Planting Seeds - Food & Farming News from CDFA

California farmers eagerly await rain

Published Wednesday, Jan. 18, 2012

Rain can’t come soon enough for California farmers and ranchers, who are counting the hours in anticipation of Thursday’s forecast arrival of meaningful showers.

A nearly bone-dry fall/early winter season has been accompanied by periodic freezing conditions in December and this week.

Hard freezes have already caused crop damage in some California fields, but agriculture industry officials say a good soaking – and the accompanying warmer temperatures – will go a long way toward easing landowners’ anxieties.
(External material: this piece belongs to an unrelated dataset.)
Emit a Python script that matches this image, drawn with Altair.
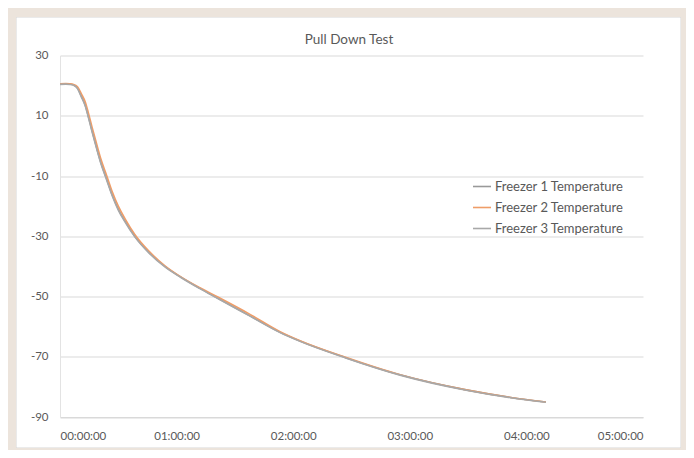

“The absence of rain has been of greatest concern to the cattle ranchers and other livestock owners,” said Dave Kranz, spokesman for the Sacramento-based California Farm Bureau Federation. “The rangelands have pretty well dried out. They need rain to replenish grasses on the hillsides and where cattle go to drink water.”

Central Valley farmers are likewise looking for storm clouds.

“They’ve been irrigating trees and vines that need moisture now, and they’re not getting it from the clouds,” Kranz said. “They’ve had to tap into their irrigation supplies weeks earlier than they typically would.

“Some good rainfall now would allow them to stop doing that.”

Agriculture groups throughout the state are still assessing crop damage caused by Tuesday morning’s hard freeze, which saw temperatures dip into the 20s in Northern California’s agricultural valleys.

Dean Thonesen, vice president and general manager of Sunwest Fruit Co. in Fresno County, said mandarins and navel oranges are being harvested in fields where wind and water machines are being used to moderate temperatures. He said it might take up to a week to determine the extent of any cold damage to crops.

The National Weather Service said temperatures dropped to as low as 19 degrees in some citrus-growing regions early Tuesday morning. Oranges begin to suffer at about 28 degrees. Temperatures are expected to continue gradually warming today, right up to Thursday’s expected rainfall.

California Citrus Mutual, the growers cooperative based in the Tulare County community of Exeter, said Tuesday that citrus damage did not appear to be widespread as temperatures stayed in the mid-20s in some key citrus regions.

Kranz pointed out that oranges have by now built up quantities of sugar and acid, “which actually helps insulate them from the cold … So we’re fairly optimistic that they have avoided significant problems.”

Kranz said mandarin oranges grown in the San Joaquin Valley are “a little more vulnerable” to cold conditions, but he said sugar buildup appears to have saved that crop from extensive damage.

The Fresno County Agricultural Commissioner’s Office, which has the authority to withhold damaged citrus from the fresh-fruit market, will examine fruit later this week to determine the extent of any damage.

Farmers in Monterey County on Tuesday reported some freeze damage to vegetables in that region. The extent of damage to artichokes and broccoli in the Salinas Valley is still being assessed.

Even farmers who are not now in urgent need of rain are eagerly anticipating its arrival. For example, it’s the offseason for rice farmers, but officials at the California Rice Commission said rice growers are hoping for sustained rains from the approaching weather system.

Kranz explained that last year’s unusually heavy rainy season created “a situation where we do have adequate water storage this year, so that’s one reason that people have not been as concerned this year as in past years.

“But (farmers) still want rain. The vast bulk of farmers and ranchers expect it to rain. You’d be hard-pressed to see anyone disappointed with a good, steady rain. That should take a little pressure off.”